+++ TASK INPUTS +++

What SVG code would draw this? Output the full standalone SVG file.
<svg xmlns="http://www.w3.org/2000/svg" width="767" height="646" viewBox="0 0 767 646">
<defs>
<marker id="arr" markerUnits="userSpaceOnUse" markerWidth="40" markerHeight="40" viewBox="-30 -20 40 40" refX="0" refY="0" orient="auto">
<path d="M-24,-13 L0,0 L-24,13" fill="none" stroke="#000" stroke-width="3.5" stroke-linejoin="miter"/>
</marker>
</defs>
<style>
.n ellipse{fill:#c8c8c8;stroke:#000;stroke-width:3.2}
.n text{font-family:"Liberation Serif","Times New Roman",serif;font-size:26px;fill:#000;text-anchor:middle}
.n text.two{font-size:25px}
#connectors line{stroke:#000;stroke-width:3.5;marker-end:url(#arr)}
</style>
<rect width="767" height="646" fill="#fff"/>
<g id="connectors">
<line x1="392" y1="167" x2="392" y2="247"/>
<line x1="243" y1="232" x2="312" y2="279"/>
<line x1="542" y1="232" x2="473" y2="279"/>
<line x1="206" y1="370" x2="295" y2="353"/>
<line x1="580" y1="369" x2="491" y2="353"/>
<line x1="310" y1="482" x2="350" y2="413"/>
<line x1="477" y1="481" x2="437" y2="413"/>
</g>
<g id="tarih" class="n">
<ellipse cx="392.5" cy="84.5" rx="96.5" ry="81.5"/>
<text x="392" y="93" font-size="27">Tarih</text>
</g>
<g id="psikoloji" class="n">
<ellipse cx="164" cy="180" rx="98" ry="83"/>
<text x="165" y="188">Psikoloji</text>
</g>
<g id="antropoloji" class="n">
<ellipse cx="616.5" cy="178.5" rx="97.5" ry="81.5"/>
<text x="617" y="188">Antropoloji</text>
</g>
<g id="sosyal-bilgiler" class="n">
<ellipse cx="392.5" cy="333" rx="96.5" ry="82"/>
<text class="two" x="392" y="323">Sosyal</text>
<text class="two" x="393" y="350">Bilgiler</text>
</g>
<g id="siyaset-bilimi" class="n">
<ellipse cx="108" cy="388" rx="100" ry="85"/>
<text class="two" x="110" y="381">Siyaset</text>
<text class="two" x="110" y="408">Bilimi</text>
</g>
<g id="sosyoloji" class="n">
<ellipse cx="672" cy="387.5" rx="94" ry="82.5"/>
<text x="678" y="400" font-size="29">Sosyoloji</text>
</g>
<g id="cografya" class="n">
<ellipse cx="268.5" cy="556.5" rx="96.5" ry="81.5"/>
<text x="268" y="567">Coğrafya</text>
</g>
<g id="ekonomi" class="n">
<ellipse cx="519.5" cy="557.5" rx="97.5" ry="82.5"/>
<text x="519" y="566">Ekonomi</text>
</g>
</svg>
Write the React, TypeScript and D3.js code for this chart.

+++

__AIM__
Each record above should be restated word for word.

__ANSWER TO THE TASK__
What SVG code would draw this? Output the full standalone SVG file.
<svg xmlns="http://www.w3.org/2000/svg" width="767" height="646" viewBox="0 0 767 646">
<defs>
<marker id="arr" markerUnits="userSpaceOnUse" markerWidth="40" markerHeight="40" viewBox="-30 -20 40 40" refX="0" refY="0" orient="auto">
<path d="M-24,-13 L0,0 L-24,13" fill="none" stroke="#000" stroke-width="3.5" stroke-linejoin="miter"/>
</marker>
</defs>
<style>
.n ellipse{fill:#c8c8c8;stroke:#000;stroke-width:3.2}
.n text{font-family:"Liberation Serif","Times New Roman",serif;font-size:26px;fill:#000;text-anchor:middle}
.n text.two{font-size:25px}
#connectors line{stroke:#000;stroke-width:3.5;marker-end:url(#arr)}
</style>
<rect width="767" height="646" fill="#fff"/>
<g id="connectors">
<line x1="392" y1="167" x2="392" y2="247"/>
<line x1="243" y1="232" x2="312" y2="279"/>
<line x1="542" y1="232" x2="473" y2="279"/>
<line x1="206" y1="370" x2="295" y2="353"/>
<line x1="580" y1="369" x2="491" y2="353"/>
<line x1="310" y1="482" x2="350" y2="413"/>
<line x1="477" y1="481" x2="437" y2="413"/>
</g>
<g id="tarih" class="n">
<ellipse cx="392.5" cy="84.5" rx="96.5" ry="81.5"/>
<text x="392" y="93" font-size="27">Tarih</text>
</g>
<g id="psikoloji" class="n">
<ellipse cx="164" cy="180" rx="98" ry="83"/>
<text x="165" y="188">Psikoloji</text>
</g>
<g id="antropoloji" class="n">
<ellipse cx="616.5" cy="178.5" rx="97.5" ry="81.5"/>
<text x="617" y="188">Antropoloji</text>
</g>
<g id="sosyal-bilgiler" class="n">
<ellipse cx="392.5" cy="333" rx="96.5" ry="82"/>
<text class="two" x="392" y="323">Sosyal</text>
<text class="two" x="393" y="350">Bilgiler</text>
</g>
<g id="siyaset-bilimi" class="n">
<ellipse cx="108" cy="388" rx="100" ry="85"/>
<text class="two" x="110" y="381">Siyaset</text>
<text class="two" x="110" y="408">Bilimi</text>
</g>
<g id="sosyoloji" class="n">
<ellipse cx="672" cy="387.5" rx="94" ry="82.5"/>
<text x="678" y="400" font-size="29">Sosyoloji</text>
</g>
<g id="cografya" class="n">
<ellipse cx="268.5" cy="556.5" rx="96.5" ry="81.5"/>
<text x="268" y="567">Coğrafya</text>
</g>
<g id="ekonomi" class="n">
<ellipse cx="519.5" cy="557.5" rx="97.5" ry="82.5"/>
<text x="519" y="566">Ekonomi</text>
</g>
</svg>
Write the React, TypeScript and D3.js code for this chart.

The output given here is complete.